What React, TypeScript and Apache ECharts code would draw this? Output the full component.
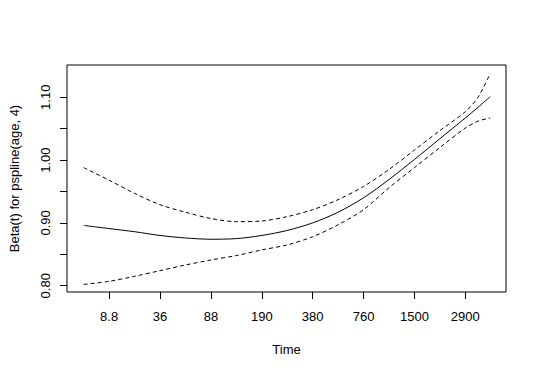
import React, { useEffect, useRef } from "react";
import * as echarts from "echarts";

const tickLabels = ["8.8", "36", "88", "190", "380", "760", "1500", "2900"];
const tickPositions = [0, 1, 2, 3, 4, 5, 6, 7];
const yTicks = [0.8, 0.85, 0.9, 0.95, 1.0, 1.05, 1.1];
const yLabels = [0.8, 0.9, 1.0, 1.1];

const t = [-0.5, 0.0, 0.5, 1.0, 1.5, 2.0, 2.5, 3.0, 3.5, 4.0, 4.5, 5.0, 5.5, 6.0, 6.5, 7.0, 7.25, 7.49];
const beta = [0.896, 0.891, 0.886, 0.88, 0.876, 0.874, 0.875, 0.88, 0.888, 0.9, 0.917, 0.94, 0.969, 1.001, 1.034, 1.067, 1.084, 1.101];
const upper = [0.988, 0.968, 0.947, 0.929, 0.917, 0.907, 0.902, 0.903, 0.91, 0.921, 0.937, 0.958, 0.985, 1.016, 1.047, 1.077, 1.1, 1.138];
const lower = [0.802, 0.807, 0.815, 0.824, 0.833, 0.841, 0.848, 0.857, 0.865, 0.878, 0.897, 0.921, 0.956, 0.988, 1.02, 1.051, 1.062, 1.067];

const FONT = "'Liberation Sans', Arial, sans-serif";

export default function App() {
  const ref = useRef<HTMLDivElement>(null);
  useEffect(() => {
    if (!ref.current) return;
    const chart = echarts.init(ref.current, null, { renderer: "svg" });
    const pairs = (ys: number[]) => t.map((x, i) => [x, ys[i]]);
    const lineSeries = (name: string, ys: number[], dashed: boolean) => ({
      name,
      type: "line",
      data: pairs(ys),
      showSymbol: false,
      symbol: "none",
      smooth: 0.3,
      lineStyle: { color: "#000", width: 1, type: dashed ? [4, 3] : "solid" },
      silent: true,
    });
    chart.setOption({
      animation: false,
      backgroundColor: "#fff",
      grid: {
        left: 65,
        top: 65,
        right: 34,
        bottom: 82,
        show: true,
        borderColor: "#000",
        borderWidth: 1,
        backgroundColor: "transparent",
      },
      xAxis: {
        type: "value",
        min: -0.828,
        max: 7.8,
        name: "Time",
        nameLocation: "middle",
        nameGap: 51,
        nameTextStyle: { fontFamily: FONT, fontSize: 13, color: "#000" },
        axisLine: { show: false, onZero: false },
        splitLine: { show: false },
        axisTick: {
          show: true,
          length: 7,
          customValues: tickPositions,
          lineStyle: { color: "#000" },
        },
        axisLabel: {
          customValues: tickPositions,
          formatter: (v: number) => tickLabels[Math.round(v)] ?? "",
          margin: 18,
          fontFamily: FONT,
          fontSize: 13,
          color: "#000",
        },
      },
      yAxis: {
        type: "value",
        min: 0.79,
        max: 1.1514,
        name: "Beta(t) for pspline(age, 4)",
        nameLocation: "middle",
        nameRotate: 90,
        nameGap: 46,
        nameTextStyle: { fontFamily: FONT, fontSize: 13, color: "#000" },
        axisLine: { show: false, onZero: false },
        splitLine: { show: false },
        axisTick: {
          show: true,
          length: 7,
          customValues: yTicks,
          lineStyle: { color: "#000" },
        },
        axisLabel: {
          customValues: yLabels,
          rotate: 90,
          formatter: (v: number) => v.toFixed(2),
          margin: 15,
          fontFamily: FONT,
          fontSize: 13,
          color: "#000",
        },
      },
      series: [
        lineSeries("beta", beta, false),
        lineSeries("upper", upper, true),
        lineSeries("lower", lower, true),
      ],
    });
    return () => chart.dispose();
  }, []);
  return <div ref={ref} style={{ width: 540, height: 374, margin: -8 }} />;
}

> **What the task asks**: Without the pictures, retype the whole of the material above exactly.

> **Output**:
What React, TypeScript and Apache ECharts code would draw this? Output the full component.
import React, { useEffect, useRef } from "react";
import * as echarts from "echarts";

const tickLabels = ["8.8", "36", "88", "190", "380", "760", "1500", "2900"];
const tickPositions = [0, 1, 2, 3, 4, 5, 6, 7];
const yTicks = [0.8, 0.85, 0.9, 0.95, 1.0, 1.05, 1.1];
const yLabels = [0.8, 0.9, 1.0, 1.1];

const t = [-0.5, 0.0, 0.5, 1.0, 1.5, 2.0, 2.5, 3.0, 3.5, 4.0, 4.5, 5.0, 5.5, 6.0, 6.5, 7.0, 7.25, 7.49];
const beta = [0.896, 0.891, 0.886, 0.88, 0.876, 0.874, 0.875, 0.88, 0.888, 0.9, 0.917, 0.94, 0.969, 1.001, 1.034, 1.067, 1.084, 1.101];
const upper = [0.988, 0.968, 0.947, 0.929, 0.917, 0.907, 0.902, 0.903, 0.91, 0.921, 0.937, 0.958, 0.985, 1.016, 1.047, 1.077, 1.1, 1.138];
const lower = [0.802, 0.807, 0.815, 0.824, 0.833, 0.841, 0.848, 0.857, 0.865, 0.878, 0.897, 0.921, 0.956, 0.988, 1.02, 1.051, 1.062, 1.067];

const FONT = "'Liberation Sans', Arial, sans-serif";

export default function App() {
  const ref = useRef<HTMLDivElement>(null);
  useEffect(() => {
    if (!ref.current) return;
    const chart = echarts.init(ref.current, null, { renderer: "svg" });
    const pairs = (ys: number[]) => t.map((x, i) => [x, ys[i]]);
    const lineSeries = (name: string, ys: number[], dashed: boolean) => ({
      name,
      type: "line",
      data: pairs(ys),
      showSymbol: false,
      symbol: "none",
      smooth: 0.3,
      lineStyle: { color: "#000", width: 1, type: dashed ? [4, 3] : "solid" },
      silent: true,
    });
    chart.setOption({
      animation: false,
      backgroundColor: "#fff",
      grid: {
        left: 65,
        top: 65,
        right: 34,
        bottom: 82,
        show: true,
        borderColor: "#000",
        borderWidth: 1,
        backgroundColor: "transparent",
      },
      xAxis: {
        type: "value",
        min: -0.828,
        max: 7.8,
        name: "Time",
        nameLocation: "middle",
        nameGap: 51,
        nameTextStyle: { fontFamily: FONT, fontSize: 13, color: "#000" },
        axisLine: { show: false, onZero: false },
        splitLine: { show: false },
        axisTick: {
          show: true,
          length: 7,
          customValues: tickPositions,
          lineStyle: { color: "#000" },
        },
        axisLabel: {
          customValues: tickPositions,
          formatter: (v: number) => tickLabels[Math.round(v)] ?? "",
          margin: 18,
          fontFamily: FONT,
          fontSize: 13,
          color: "#000",
        },
      },
      yAxis: {
        type: "value",
        min: 0.79,
        max: 1.1514,
        name: "Beta(t) for pspline(age, 4)",
        nameLocation: "middle",
        nameRotate: 90,
        nameGap: 46,
        nameTextStyle: { fontFamily: FONT, fontSize: 13, color: "#000" },
        axisLine: { show: false, onZero: false },
        splitLine: { show: false },
        axisTick: {
          show: true,
          length: 7,
          customValues: yTicks,
          lineStyle: { color: "#000" },
        },
        axisLabel: {
          customValues: yLabels,
          rotate: 90,
          formatter: (v: number) => v.toFixed(2),
          margin: 15,
          fontFamily: FONT,
          fontSize: 13,
          color: "#000",
        },
      },
      series: [
        lineSeries("beta", beta, false),
        lineSeries("upper", upper, true),
        lineSeries("lower", lower, true),
      ],
    });
    return () => chart.dispose();
  }, []);
  return <div ref={ref} style={{ width: 540, height: 374, margin: -8 }} />;
}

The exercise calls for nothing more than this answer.